## OBJECTIVE
Among the entries below, extract exactly the lines that run from the one with "Reproduce this chart with Bokeh." through the one with "from bokeh.resources import INLINE", both ends included.

──────── STORED DATA ────────

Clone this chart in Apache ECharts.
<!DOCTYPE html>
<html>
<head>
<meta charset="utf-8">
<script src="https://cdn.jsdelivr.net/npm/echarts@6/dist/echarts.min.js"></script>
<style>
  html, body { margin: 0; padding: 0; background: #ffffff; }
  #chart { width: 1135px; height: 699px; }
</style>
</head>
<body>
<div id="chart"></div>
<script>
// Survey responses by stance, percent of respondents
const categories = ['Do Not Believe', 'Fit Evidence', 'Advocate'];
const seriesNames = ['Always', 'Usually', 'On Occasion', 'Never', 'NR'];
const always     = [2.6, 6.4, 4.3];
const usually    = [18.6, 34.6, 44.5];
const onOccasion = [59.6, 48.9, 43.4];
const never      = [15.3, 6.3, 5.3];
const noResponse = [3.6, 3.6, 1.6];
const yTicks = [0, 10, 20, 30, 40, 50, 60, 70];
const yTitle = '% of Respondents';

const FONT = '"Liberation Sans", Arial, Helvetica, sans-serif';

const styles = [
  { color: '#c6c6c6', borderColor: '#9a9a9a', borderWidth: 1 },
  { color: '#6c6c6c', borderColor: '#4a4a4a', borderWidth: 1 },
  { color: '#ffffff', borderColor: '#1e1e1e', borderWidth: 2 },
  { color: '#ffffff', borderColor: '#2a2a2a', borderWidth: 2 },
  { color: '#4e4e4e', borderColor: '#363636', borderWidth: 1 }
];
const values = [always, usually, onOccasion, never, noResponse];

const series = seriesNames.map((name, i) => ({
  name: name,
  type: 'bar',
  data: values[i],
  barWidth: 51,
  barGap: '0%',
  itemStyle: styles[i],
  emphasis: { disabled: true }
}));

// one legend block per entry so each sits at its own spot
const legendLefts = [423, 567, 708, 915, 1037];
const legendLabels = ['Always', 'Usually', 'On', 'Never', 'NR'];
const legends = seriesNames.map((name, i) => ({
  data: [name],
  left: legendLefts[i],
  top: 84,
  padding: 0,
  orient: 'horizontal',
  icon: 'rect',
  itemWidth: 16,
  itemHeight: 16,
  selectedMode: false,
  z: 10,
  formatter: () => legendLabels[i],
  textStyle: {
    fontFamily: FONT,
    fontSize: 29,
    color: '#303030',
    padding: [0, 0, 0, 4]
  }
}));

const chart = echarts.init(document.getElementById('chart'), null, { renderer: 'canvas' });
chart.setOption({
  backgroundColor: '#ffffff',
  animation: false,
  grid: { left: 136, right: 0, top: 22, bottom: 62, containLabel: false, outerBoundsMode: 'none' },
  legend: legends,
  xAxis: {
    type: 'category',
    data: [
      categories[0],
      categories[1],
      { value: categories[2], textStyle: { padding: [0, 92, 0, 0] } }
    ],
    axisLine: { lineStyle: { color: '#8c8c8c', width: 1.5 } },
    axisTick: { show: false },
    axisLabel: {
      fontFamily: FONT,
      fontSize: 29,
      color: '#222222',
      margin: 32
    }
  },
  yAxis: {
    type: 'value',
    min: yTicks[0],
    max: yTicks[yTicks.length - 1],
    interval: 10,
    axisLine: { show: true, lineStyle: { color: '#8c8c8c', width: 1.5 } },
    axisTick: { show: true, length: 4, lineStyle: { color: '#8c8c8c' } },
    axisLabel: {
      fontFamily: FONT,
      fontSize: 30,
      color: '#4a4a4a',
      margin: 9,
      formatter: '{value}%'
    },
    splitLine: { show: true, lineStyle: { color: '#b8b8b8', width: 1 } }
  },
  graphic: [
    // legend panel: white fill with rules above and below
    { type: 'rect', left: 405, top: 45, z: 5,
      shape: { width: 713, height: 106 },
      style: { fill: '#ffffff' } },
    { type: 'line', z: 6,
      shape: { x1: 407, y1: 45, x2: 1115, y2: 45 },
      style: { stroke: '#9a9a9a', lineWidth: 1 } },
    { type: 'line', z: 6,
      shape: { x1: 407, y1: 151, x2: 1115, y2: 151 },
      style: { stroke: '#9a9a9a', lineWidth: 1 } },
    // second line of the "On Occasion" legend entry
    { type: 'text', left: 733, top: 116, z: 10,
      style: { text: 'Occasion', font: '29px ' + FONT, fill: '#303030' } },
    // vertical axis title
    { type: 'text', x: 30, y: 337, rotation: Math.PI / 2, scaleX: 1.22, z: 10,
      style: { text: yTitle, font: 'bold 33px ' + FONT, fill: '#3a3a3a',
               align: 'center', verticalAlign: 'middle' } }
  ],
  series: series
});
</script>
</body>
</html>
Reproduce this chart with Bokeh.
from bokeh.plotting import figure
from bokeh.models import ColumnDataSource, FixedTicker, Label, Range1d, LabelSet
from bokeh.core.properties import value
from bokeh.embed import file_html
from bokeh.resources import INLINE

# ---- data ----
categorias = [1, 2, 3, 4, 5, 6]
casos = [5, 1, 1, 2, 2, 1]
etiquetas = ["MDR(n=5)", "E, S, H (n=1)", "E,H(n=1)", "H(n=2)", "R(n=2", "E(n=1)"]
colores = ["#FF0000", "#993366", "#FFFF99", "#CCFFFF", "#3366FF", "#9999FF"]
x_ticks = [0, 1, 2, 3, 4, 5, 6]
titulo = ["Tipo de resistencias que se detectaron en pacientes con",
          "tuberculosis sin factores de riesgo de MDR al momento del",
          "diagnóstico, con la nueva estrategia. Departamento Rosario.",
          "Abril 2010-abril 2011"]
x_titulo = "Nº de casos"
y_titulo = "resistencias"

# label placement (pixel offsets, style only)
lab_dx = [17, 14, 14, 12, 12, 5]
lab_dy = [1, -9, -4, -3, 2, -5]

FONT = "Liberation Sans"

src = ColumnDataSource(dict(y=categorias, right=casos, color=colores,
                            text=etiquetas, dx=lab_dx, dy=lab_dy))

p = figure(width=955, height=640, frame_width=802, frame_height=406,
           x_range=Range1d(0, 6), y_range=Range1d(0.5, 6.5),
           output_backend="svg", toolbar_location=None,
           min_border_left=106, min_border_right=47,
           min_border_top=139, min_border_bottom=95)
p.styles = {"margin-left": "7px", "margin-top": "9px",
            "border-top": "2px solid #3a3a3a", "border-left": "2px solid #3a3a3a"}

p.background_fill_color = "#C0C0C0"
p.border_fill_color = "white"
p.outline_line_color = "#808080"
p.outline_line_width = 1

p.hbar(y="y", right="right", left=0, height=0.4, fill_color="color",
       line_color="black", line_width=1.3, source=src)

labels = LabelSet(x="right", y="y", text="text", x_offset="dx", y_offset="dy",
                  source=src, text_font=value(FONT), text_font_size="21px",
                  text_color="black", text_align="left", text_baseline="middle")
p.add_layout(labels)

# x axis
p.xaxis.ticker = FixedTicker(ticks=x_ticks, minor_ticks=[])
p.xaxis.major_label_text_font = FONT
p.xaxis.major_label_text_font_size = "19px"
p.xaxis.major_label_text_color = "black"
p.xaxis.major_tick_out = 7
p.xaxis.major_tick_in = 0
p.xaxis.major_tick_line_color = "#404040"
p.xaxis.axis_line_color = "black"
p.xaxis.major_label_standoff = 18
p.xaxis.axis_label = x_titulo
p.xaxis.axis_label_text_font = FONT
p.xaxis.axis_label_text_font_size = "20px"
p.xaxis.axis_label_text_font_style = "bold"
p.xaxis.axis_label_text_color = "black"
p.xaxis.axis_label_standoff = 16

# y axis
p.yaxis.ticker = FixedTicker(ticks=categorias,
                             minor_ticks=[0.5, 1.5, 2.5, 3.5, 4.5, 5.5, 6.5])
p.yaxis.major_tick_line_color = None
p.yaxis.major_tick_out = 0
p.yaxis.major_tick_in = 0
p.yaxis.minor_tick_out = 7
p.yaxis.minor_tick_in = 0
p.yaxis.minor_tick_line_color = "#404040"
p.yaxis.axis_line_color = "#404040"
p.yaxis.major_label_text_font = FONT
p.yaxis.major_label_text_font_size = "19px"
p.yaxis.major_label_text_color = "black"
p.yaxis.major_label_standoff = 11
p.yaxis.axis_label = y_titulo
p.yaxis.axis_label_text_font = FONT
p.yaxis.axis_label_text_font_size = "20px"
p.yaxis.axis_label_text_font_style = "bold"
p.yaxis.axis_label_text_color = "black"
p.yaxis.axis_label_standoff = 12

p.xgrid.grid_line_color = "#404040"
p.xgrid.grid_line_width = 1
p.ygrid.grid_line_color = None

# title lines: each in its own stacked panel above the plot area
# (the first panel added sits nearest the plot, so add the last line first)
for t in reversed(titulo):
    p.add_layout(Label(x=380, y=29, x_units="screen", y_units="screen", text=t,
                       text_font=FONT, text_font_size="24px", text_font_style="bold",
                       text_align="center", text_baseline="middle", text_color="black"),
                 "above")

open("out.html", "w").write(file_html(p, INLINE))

────────

## SOLUTION TO THE EXERCISE
Reproduce this chart with Bokeh.
from bokeh.plotting import figure
from bokeh.models import ColumnDataSource, FixedTicker, Label, Range1d, LabelSet
from bokeh.core.properties import value
from bokeh.embed import file_html
from bokeh.resources import INLINE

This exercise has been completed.